The word_distance function simply takes the feature vector corresponding to each word and computes the L2 norm of the difference vector. Because of this, you can only meaningfully compare the relative distances between two pairs of words and discover things like "the word 'and' is closer to the word 'but' than it is to the word 'or' in the learned embedding." If you are especially enterprising, you can compare the distance between two words to the average distance to each of those words. Remember that if you want to enter a string that contains the single quote character in matlab you must escape it with another single quote. So the string apostrophe s, which is in the vocabulary, would have to be entered as '''s' in matlab.

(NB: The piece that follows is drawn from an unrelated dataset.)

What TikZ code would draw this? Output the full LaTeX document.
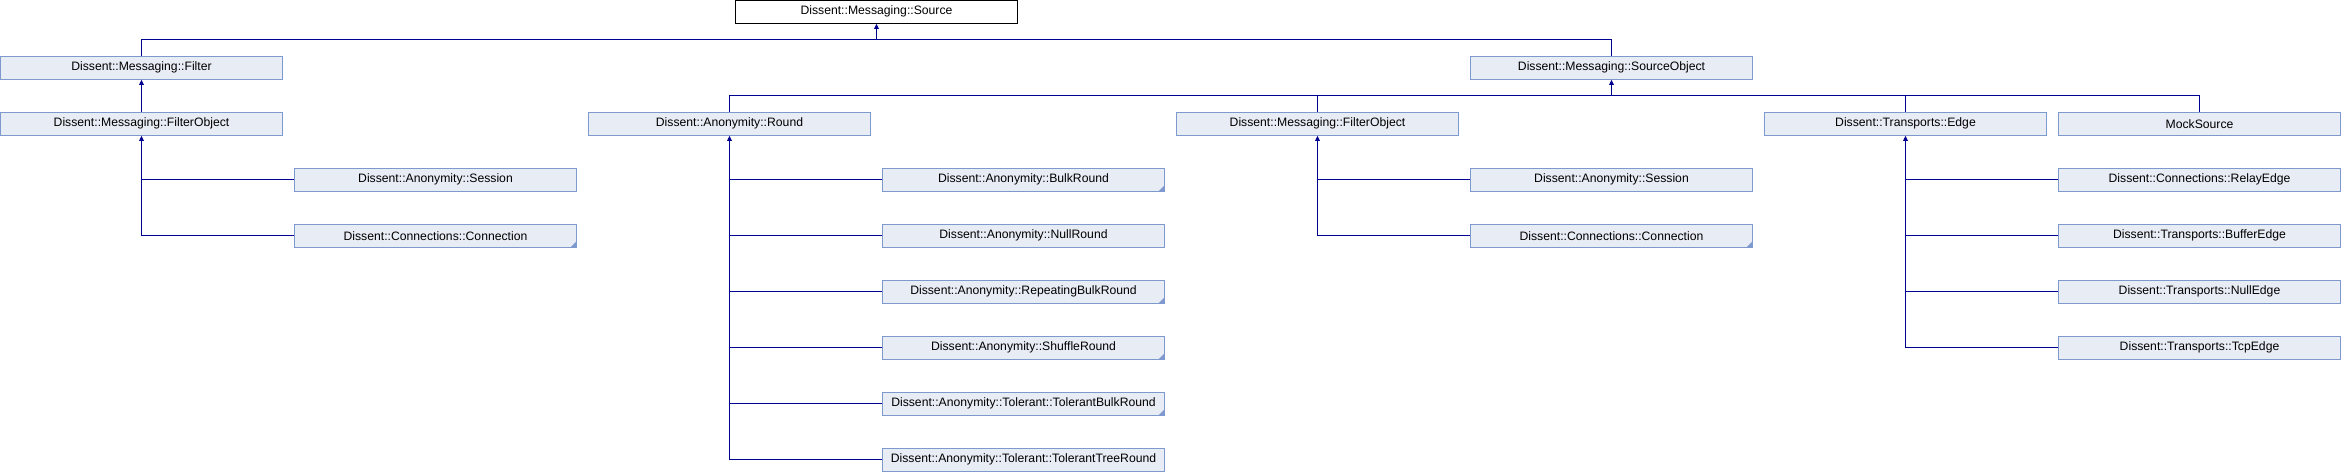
\documentclass[tikz,border=0pt]{standalone}
\usepackage{fontspec}
\setmainfont{Liberation Sans}
\usetikzlibrary{arrows.meta}
\definecolor{boxfill}{HTML}{E8ECF5}
\definecolor{boxline}{HTML}{7E99CD}
\definecolor{conn}{HTML}{000090}
\tikzset{
  cls/.style={draw=boxline, fill=boxfill, line width=1pt, minimum width=282pt, minimum height=23pt, inner sep=0pt, anchor=center, font=\fontsize{12.2}{14}\selectfont},
  mainbox/.style={cls, draw=black, fill=white},
  edge/.style={draw=conn, line width=1pt},
  inh/.style={edge, -{Triangle[length=5pt,width=4.5pt]}},
  cornermark/.style={fill=boxline}
}
\begin{document}
\begin{tikzpicture}[x=1pt,y=1pt]
\useasboundingbox (0,0) rectangle (2342,-472);
% nodes: column c -> x = 294c+141.5 ; row r -> y = -(56r+11.75)
\node[mainbox] (src) at (876.5,-11.75) {Dissent::Messaging::Source};
\node[cls] (filter) at (141.5,-67.75) {Dissent::Messaging::Filter};
\node[cls] (srcobj) at (1611.5,-67.75) {Dissent::Messaging::SourceObject};
\node[cls] (fo1) at (141.5,-123.75) {Dissent::Messaging::FilterObject};
\node[cls] (round) at (729.5,-123.75) {Dissent::Anonymity::Round};
\node[cls] (fo2) at (1317.5,-123.75) {Dissent::Messaging::FilterObject};
\node[cls] (edgecls) at (1905.5,-123.75) {Dissent::Transports::Edge};
\node[cls] (mock) at (2199.5,-123.75) {MockSource};
% children of FilterObject (left)
\node[cls] (sess1) at (435.5,-179.75) {Dissent::Anonymity::Session};
\node[cls] (conn1) at (435.5,-235.75) {Dissent::Connections::Connection};
% children of Round
\node[cls] (bulk) at (1023.5,-179.75) {Dissent::Anonymity::BulkRound};
\node[cls] (nullr) at (1023.5,-235.75) {Dissent::Anonymity::NullRound};
\node[cls] (rep) at (1023.5,-291.75) {Dissent::Anonymity::RepeatingBulkRound};
\node[cls] (shuf) at (1023.5,-347.75) {Dissent::Anonymity::ShuffleRound};
\node[cls] (tbulk) at (1023.5,-403.75) {Dissent::Anonymity::Tolerant::TolerantBulkRound};
\node[cls] (ttree) at (1023.5,-459.75) {Dissent::Anonymity::Tolerant::TolerantTreeRound};
% children of FilterObject (middle)
\node[cls] (sess2) at (1611.5,-179.75) {Dissent::Anonymity::Session};
\node[cls] (conn2) at (1611.5,-235.75) {Dissent::Connections::Connection};
% children of Edge
\node[cls] (relay) at (2199.5,-179.75) {Dissent::Connections::RelayEdge};
\node[cls] (buf) at (2199.5,-235.75) {Dissent::Transports::BufferEdge};
\node[cls] (nulle) at (2199.5,-291.75) {Dissent::Transports::NullEdge};
\node[cls] (tcp) at (2199.5,-347.75) {Dissent::Transports::TcpEdge};
% corner marks (classes with further subclasses)
\foreach \n in {conn1,conn2,bulk,rep,shuf,tbulk}
  \fill[cornermark] ([xshift=-0.5pt,yshift=0.5pt]\n.south east) -- ++(-6pt,0) -- ++(6pt,6pt) -- cycle;
% junctions
\coordinate (j0) at (876.5,-39.5);
\coordinate (j1) at (1611.5,-95.5);
% Source level
\draw[edge] (filter.north) |- (j0) -| (srcobj.north);
\draw[inh] (j0) -- (src.south);
% Filter -> FilterObject
\draw[inh] (fo1.north) -- (filter.south);
% SourceObject level
\draw[edge] (round.north) |- (j1) -| (mock.north);
\draw[edge] (fo2.north) -- (fo2.north |- j1);
\draw[edge] (edgecls.north) -- (edgecls.north |- j1);
\draw[inh] (j1) -- (srcobj.south);
% FilterObject (left) children
\draw[inh] (conn1.west) -| (fo1.south);
\draw[edge] (sess1.west) -- (sess1.west -| fo1.south);
% Round children
\draw[inh] (ttree.west) -| (round.south);
\foreach \n in {bulk,nullr,rep,shuf,tbulk}
  \draw[edge] (\n.west) -- (\n.west -| round.south);
% FilterObject (middle) children
\draw[inh] (conn2.west) -| (fo2.south);
\draw[edge] (sess2.west) -- (sess2.west -| fo2.south);
% Edge children
\draw[inh] (tcp.west) -| (edgecls.south);
\foreach \n in {relay,buf,nulle}
  \draw[edge] (\n.west) -- (\n.west -| edgecls.south);
\end{tikzpicture}
\end{document}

Compute the distances between a few words and look for patterns. See if you can discover a few interesting things about the learned word embedding by looking at the distances between various pairs of words. What words would you expect to be close together? Are they? Think about what factors contribute to words being given nearby feature vectors.

What you have to submit

You should hand in, along with the results you were instructed to record above, some clear, well-written, and concise prose providing a brief commentary on the results. At most two pages will be graded, so anything beyond two pages will be ignored during marking.

Here are a few suggestions on what you should comment on, but they are certainly not exhaustive or meant to limit your discussion. You will be expected to offer some insights beyond what is mentioned below. The questions below are merely to help guide your thinking, please make your analysis go beyond them. You should give your reasoning about why the d and num_hid you found to be the best actually is the best and how you defined "best". Comment a bit on everything you were asked to record and also what seemed to be happening during training. Explain all your observations. What did you discover about the learned word embedding? Why did these properties of the embedding arise? What things can cause two words to be placed near each other?